*Your goal*. Exactly repeat the lines starting at the one that holds "Rebuild this chart" and ending at the one that holds "const aaSummaryP = [0.001, 0.26];". Both end lines count; leave out everything else.

*Records shown*.
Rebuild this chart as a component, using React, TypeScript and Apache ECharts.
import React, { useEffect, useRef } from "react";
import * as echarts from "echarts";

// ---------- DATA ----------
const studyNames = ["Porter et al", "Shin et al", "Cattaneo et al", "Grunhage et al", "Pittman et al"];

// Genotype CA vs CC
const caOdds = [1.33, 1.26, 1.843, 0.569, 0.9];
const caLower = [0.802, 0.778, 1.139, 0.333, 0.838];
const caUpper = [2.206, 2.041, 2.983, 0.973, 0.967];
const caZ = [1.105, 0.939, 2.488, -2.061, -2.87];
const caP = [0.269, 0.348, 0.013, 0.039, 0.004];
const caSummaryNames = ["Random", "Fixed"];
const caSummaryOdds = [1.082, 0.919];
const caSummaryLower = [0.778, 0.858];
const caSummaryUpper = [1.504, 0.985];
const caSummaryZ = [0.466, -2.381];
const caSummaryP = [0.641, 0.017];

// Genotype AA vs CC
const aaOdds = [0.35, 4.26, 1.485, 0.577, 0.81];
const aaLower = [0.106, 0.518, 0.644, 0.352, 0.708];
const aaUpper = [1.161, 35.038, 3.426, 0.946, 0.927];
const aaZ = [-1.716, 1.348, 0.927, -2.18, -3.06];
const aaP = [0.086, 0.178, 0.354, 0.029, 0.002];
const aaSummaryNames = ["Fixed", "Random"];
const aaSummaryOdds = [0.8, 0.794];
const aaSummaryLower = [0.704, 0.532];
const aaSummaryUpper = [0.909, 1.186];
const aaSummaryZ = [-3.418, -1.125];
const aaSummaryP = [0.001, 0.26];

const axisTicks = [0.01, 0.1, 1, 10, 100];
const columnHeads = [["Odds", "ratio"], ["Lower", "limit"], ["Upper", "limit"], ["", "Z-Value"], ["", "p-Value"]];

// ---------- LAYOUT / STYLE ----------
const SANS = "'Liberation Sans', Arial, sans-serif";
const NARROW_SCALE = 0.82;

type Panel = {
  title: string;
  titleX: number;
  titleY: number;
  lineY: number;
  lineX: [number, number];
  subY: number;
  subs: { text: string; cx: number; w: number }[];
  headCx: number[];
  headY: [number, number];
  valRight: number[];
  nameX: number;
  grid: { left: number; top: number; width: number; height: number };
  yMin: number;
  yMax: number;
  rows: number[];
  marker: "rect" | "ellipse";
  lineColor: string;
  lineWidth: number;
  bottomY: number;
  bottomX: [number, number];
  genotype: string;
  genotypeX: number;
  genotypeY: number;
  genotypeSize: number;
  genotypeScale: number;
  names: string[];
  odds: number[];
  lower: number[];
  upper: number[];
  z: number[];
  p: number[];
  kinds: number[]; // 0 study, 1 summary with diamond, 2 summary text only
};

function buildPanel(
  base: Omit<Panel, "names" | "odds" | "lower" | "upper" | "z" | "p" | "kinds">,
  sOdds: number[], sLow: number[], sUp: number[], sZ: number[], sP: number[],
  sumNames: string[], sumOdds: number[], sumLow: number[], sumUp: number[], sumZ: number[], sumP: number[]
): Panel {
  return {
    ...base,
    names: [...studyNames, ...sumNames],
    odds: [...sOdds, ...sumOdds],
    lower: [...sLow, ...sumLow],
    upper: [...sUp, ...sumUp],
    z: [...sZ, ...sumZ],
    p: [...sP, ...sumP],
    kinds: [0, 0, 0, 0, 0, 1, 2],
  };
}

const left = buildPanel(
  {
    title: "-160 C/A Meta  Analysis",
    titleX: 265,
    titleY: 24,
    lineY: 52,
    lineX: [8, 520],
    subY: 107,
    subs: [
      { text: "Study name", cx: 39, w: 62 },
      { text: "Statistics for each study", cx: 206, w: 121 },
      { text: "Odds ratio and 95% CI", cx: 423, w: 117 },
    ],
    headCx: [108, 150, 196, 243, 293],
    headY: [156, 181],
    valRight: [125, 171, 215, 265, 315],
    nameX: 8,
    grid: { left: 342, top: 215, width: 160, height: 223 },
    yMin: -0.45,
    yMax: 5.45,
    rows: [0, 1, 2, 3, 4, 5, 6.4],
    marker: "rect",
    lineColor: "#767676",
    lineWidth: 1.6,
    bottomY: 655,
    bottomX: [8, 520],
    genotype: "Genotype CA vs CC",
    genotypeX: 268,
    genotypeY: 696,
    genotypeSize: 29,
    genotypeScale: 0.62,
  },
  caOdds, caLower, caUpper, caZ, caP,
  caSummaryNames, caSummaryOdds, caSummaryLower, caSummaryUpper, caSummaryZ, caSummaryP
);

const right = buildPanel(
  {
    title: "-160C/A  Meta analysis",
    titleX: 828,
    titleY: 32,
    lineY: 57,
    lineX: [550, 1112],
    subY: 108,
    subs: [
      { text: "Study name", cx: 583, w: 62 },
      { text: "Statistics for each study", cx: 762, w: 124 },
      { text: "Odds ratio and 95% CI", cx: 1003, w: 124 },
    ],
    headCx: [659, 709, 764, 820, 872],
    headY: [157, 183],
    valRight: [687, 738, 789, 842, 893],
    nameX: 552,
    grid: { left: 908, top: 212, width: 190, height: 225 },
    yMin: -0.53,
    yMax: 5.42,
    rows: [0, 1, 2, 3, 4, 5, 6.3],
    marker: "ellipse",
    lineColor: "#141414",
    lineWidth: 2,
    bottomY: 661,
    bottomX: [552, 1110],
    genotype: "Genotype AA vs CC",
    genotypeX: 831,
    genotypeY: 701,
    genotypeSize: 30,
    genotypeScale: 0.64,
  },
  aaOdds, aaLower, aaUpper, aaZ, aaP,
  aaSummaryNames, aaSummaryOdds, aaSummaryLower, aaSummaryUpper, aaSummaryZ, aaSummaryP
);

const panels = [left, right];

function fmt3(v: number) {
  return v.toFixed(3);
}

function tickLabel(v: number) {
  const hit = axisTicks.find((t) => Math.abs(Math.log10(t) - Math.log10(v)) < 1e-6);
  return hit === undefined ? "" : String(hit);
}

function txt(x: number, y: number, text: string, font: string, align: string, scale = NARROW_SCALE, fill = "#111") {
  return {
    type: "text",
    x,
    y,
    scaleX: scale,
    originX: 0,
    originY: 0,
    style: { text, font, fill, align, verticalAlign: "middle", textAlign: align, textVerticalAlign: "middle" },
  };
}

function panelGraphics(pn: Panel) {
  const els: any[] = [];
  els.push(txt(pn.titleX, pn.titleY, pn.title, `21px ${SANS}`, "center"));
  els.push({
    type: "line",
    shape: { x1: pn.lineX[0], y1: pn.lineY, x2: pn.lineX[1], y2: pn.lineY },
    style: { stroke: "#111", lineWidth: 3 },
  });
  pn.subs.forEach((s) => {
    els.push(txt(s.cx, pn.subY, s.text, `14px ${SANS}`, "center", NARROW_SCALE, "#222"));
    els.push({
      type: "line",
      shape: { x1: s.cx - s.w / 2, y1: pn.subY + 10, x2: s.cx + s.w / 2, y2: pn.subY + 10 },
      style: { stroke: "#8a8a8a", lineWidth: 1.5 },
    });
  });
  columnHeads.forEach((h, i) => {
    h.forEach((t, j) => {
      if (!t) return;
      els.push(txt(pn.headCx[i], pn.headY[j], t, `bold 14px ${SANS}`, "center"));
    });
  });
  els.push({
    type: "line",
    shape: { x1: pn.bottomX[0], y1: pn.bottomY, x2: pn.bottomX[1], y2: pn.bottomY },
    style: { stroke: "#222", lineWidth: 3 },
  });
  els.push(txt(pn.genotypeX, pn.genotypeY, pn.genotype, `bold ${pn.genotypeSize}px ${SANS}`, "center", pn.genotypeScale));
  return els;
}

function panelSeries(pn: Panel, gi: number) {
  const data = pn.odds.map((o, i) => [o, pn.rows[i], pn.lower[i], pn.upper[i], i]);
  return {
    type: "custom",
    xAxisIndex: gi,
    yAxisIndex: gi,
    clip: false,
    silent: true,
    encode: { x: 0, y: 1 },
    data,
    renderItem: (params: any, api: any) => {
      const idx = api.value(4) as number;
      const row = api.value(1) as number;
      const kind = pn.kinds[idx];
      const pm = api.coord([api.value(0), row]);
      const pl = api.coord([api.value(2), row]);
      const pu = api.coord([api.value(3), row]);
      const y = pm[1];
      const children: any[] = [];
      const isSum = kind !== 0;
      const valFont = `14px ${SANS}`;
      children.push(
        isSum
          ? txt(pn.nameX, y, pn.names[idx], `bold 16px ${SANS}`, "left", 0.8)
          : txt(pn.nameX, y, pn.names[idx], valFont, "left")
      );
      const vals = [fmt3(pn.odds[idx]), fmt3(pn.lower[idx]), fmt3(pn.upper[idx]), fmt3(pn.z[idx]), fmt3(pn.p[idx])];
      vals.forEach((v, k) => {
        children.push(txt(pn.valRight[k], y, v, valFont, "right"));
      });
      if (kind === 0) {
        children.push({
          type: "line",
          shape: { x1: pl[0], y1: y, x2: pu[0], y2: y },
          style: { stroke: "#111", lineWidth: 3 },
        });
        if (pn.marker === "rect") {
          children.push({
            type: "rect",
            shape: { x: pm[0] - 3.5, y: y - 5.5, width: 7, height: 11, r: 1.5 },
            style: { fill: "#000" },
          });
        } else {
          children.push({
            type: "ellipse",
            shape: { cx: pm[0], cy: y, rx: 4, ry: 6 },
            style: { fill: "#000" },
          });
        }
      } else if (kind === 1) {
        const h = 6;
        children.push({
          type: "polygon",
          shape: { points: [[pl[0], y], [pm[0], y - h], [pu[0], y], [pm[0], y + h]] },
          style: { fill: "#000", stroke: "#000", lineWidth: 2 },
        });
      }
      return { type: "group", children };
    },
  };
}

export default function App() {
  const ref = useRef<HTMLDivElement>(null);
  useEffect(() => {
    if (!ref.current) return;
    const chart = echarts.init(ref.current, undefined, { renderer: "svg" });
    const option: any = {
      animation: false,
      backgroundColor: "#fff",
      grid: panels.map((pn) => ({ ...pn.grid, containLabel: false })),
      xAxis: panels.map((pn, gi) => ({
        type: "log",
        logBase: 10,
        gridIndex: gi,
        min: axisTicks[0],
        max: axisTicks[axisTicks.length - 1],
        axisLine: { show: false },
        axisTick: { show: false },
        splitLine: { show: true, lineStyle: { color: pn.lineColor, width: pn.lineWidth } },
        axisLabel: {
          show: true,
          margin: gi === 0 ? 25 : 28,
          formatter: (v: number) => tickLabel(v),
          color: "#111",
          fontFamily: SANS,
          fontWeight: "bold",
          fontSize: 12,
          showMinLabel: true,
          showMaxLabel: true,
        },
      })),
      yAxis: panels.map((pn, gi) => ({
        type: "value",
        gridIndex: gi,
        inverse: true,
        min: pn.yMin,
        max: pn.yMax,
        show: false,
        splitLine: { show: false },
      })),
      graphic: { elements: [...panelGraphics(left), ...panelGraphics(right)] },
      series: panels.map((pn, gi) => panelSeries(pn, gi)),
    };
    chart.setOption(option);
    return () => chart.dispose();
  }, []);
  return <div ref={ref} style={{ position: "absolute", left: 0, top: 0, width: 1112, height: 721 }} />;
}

* * *

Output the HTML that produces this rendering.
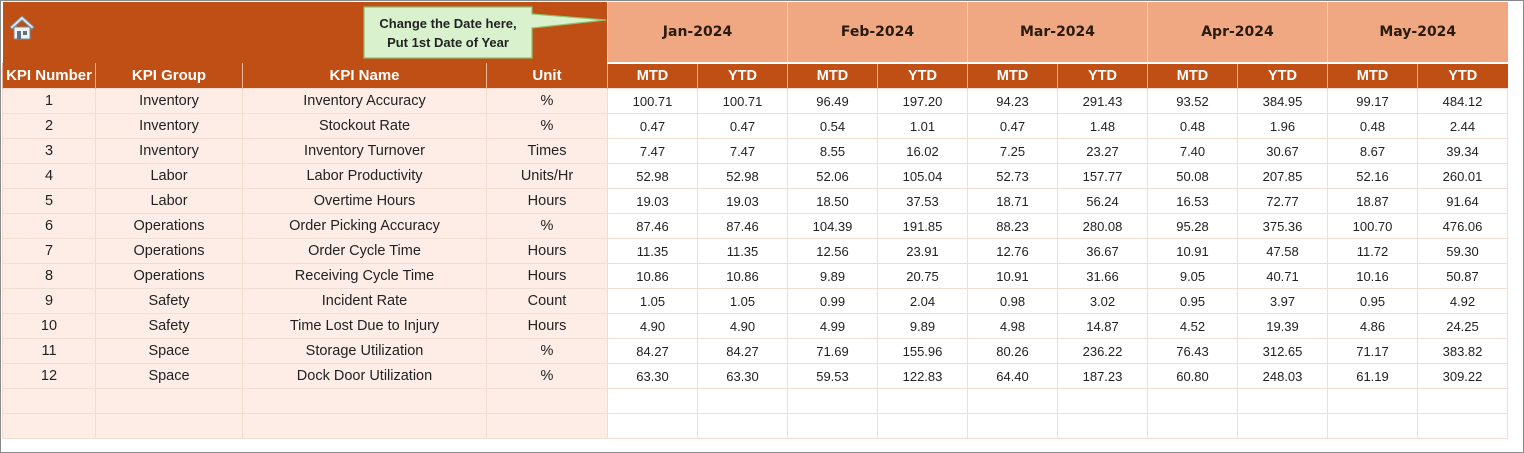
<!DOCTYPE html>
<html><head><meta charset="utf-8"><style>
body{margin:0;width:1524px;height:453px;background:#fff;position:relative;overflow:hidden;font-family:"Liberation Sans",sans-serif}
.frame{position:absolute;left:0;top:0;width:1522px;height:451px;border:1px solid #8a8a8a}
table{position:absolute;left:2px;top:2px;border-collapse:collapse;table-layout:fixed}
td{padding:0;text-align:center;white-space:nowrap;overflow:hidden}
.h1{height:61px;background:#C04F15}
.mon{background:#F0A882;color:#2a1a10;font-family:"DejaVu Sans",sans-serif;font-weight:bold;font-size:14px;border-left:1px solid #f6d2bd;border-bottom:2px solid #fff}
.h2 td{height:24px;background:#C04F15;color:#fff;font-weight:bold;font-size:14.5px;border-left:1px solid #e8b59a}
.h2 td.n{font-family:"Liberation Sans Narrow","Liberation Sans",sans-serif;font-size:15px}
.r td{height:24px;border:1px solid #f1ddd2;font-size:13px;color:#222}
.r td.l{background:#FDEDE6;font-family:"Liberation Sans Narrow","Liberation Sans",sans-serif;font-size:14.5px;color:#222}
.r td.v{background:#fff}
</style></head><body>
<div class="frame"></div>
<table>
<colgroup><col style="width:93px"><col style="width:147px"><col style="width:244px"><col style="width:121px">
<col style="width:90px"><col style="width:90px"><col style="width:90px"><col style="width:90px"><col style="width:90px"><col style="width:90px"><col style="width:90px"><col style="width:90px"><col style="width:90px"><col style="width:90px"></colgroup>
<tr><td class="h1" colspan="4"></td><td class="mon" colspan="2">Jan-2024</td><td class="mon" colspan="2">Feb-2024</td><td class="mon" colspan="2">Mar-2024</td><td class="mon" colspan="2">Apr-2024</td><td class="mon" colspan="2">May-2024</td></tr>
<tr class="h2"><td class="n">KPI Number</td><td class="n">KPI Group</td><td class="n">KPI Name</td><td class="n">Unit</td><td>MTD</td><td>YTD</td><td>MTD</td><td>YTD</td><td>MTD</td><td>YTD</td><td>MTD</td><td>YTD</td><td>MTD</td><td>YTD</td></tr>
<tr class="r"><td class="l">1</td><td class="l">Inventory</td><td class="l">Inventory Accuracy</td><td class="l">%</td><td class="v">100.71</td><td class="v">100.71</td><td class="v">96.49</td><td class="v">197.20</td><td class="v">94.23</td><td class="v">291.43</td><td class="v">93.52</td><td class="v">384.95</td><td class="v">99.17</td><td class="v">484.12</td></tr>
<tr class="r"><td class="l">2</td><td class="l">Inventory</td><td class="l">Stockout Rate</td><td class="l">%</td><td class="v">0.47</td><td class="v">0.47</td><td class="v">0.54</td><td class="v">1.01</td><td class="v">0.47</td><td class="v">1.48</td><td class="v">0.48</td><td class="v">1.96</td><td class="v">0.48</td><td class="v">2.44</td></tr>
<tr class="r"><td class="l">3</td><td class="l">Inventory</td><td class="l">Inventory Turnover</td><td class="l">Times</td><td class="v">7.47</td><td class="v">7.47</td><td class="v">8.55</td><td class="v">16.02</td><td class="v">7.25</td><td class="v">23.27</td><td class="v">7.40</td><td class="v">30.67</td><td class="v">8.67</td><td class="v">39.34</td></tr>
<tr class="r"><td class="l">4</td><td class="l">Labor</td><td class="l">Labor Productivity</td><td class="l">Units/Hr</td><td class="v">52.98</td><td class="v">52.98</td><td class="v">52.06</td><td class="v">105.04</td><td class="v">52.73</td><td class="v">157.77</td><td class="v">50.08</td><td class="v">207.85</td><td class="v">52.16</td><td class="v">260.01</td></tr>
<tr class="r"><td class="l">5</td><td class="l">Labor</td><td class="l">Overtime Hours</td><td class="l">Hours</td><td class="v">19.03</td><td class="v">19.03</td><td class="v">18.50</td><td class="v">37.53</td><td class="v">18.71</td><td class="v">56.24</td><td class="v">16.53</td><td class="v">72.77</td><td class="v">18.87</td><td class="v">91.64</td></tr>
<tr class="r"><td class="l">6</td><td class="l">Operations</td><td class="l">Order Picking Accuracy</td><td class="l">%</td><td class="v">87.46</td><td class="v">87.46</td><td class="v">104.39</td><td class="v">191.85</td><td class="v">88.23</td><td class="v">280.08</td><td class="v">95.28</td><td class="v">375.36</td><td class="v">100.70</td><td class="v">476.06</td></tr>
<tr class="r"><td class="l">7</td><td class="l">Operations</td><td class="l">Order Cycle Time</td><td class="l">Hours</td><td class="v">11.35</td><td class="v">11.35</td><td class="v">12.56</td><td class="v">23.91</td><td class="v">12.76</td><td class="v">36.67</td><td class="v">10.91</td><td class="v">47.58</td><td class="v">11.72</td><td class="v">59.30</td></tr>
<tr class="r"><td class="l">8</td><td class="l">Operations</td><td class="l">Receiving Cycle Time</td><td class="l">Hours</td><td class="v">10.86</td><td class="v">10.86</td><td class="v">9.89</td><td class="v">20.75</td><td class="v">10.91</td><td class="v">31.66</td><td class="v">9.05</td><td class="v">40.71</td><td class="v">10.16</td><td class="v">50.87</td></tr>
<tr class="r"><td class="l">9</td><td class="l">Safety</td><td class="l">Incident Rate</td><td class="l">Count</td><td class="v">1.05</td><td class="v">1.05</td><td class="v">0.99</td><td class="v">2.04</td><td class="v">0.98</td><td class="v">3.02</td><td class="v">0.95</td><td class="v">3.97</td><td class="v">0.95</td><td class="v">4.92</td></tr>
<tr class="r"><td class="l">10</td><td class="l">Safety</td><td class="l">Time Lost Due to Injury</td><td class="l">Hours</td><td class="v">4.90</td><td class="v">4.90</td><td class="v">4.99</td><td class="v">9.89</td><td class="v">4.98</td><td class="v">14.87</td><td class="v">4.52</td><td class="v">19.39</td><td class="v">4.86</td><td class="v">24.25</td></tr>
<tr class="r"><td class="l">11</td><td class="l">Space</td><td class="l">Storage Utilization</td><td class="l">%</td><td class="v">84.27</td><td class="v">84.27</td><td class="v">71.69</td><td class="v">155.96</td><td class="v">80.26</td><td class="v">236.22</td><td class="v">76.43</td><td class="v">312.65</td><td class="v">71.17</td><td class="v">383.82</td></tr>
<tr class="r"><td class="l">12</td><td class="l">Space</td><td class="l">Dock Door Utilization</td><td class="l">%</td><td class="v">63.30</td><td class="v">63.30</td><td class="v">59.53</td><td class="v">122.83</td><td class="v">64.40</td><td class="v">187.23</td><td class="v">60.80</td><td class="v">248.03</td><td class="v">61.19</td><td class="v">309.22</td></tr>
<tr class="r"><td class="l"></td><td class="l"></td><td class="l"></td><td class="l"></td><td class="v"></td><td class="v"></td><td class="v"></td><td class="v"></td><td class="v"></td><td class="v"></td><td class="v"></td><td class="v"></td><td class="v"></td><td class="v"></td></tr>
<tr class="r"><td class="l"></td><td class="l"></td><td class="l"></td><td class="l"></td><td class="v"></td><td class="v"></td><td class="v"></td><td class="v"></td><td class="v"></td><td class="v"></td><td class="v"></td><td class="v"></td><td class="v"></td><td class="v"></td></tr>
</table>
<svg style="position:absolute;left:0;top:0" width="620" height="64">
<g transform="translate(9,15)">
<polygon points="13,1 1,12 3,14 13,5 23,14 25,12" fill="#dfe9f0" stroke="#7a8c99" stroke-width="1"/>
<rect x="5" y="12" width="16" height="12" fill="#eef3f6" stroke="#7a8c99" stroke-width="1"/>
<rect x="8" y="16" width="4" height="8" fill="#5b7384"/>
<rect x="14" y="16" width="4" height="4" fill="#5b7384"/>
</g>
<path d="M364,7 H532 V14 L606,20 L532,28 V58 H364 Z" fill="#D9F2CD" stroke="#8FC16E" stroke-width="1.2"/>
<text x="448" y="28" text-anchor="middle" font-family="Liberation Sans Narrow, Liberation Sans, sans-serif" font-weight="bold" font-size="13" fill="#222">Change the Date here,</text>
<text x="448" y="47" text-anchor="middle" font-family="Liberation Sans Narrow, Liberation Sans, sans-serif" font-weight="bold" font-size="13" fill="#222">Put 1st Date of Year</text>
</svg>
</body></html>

* * *

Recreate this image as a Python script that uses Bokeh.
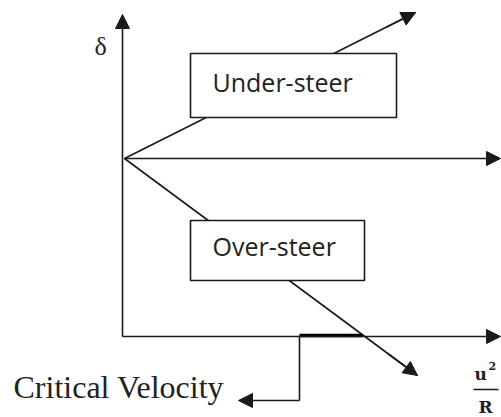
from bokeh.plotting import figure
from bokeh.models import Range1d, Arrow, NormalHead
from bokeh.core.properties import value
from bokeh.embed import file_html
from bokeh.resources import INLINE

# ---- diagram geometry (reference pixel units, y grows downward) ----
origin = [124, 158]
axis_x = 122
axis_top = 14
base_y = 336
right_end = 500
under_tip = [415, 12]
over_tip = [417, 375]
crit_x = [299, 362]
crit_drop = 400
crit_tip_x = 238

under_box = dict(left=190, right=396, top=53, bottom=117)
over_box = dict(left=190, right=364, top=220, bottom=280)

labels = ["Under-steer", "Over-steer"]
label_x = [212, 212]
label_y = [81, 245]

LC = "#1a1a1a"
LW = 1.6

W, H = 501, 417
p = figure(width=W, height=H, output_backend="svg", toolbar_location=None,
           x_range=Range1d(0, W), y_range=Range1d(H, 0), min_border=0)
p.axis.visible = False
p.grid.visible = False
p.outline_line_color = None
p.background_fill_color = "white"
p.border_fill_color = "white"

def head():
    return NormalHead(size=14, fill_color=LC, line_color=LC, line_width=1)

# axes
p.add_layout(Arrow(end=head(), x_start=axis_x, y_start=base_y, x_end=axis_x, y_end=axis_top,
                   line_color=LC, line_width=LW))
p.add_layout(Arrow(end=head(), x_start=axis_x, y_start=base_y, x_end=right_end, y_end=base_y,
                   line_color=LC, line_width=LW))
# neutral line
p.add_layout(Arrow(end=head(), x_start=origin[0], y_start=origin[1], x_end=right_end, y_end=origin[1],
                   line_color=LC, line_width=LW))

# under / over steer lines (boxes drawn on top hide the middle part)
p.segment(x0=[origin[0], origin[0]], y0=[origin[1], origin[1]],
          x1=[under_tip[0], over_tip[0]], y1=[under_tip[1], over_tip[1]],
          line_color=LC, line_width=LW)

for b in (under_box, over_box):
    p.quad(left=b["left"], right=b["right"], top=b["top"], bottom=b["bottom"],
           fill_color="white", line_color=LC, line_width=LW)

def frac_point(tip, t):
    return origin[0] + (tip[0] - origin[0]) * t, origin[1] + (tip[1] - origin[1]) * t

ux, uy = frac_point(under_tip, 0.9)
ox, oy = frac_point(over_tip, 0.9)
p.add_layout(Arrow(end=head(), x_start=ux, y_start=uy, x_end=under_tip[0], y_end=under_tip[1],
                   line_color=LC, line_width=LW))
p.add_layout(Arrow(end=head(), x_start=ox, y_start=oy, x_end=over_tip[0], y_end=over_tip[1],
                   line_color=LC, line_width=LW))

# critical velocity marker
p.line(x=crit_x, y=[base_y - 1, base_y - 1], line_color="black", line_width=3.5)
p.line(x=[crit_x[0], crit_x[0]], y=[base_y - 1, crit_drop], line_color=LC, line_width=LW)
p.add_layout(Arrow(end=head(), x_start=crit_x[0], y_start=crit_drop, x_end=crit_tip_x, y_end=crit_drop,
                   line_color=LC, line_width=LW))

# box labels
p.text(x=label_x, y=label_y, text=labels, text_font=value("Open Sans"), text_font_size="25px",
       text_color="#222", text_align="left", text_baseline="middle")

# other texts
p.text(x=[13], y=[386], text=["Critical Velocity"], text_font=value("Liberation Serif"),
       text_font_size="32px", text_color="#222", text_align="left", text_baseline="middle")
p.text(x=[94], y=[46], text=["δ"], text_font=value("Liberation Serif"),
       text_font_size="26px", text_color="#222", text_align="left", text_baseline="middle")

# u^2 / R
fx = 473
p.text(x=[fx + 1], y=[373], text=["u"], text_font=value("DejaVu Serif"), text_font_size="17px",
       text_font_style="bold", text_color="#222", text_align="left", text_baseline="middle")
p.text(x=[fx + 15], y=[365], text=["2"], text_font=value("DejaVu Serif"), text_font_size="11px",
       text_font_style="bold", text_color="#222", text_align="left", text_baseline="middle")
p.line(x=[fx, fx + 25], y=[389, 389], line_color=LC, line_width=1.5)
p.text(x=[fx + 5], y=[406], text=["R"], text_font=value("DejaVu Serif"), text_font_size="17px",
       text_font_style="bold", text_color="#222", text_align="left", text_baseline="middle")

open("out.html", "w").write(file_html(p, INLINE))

*Exercise result*.
Rebuild this chart as a component, using React, TypeScript and Apache ECharts.
import React, { useEffect, useRef } from "react";
import * as echarts from "echarts";

// ---------- DATA ----------
const studyNames = ["Porter et al", "Shin et al", "Cattaneo et al", "Grunhage et al", "Pittman et al"];

// Genotype CA vs CC
const caOdds = [1.33, 1.26, 1.843, 0.569, 0.9];
const caLower = [0.802, 0.778, 1.139, 0.333, 0.838];
const caUpper = [2.206, 2.041, 2.983, 0.973, 0.967];
const caZ = [1.105, 0.939, 2.488, -2.061, -2.87];
const caP = [0.269, 0.348, 0.013, 0.039, 0.004];
const caSummaryNames = ["Random", "Fixed"];
const caSummaryOdds = [1.082, 0.919];
const caSummaryLower = [0.778, 0.858];
const caSummaryUpper = [1.504, 0.985];
const caSummaryZ = [0.466, -2.381];
const caSummaryP = [0.641, 0.017];

// Genotype AA vs CC
const aaOdds = [0.35, 4.26, 1.485, 0.577, 0.81];
const aaLower = [0.106, 0.518, 0.644, 0.352, 0.708];
const aaUpper = [1.161, 35.038, 3.426, 0.946, 0.927];
const aaZ = [-1.716, 1.348, 0.927, -2.18, -3.06];
const aaP = [0.086, 0.178, 0.354, 0.029, 0.002];
const aaSummaryNames = ["Fixed", "Random"];
const aaSummaryOdds = [0.8, 0.794];
const aaSummaryLower = [0.704, 0.532];
const aaSummaryUpper = [0.909, 1.186];
const aaSummaryZ = [-3.418, -1.125];
const aaSummaryP = [0.001, 0.26];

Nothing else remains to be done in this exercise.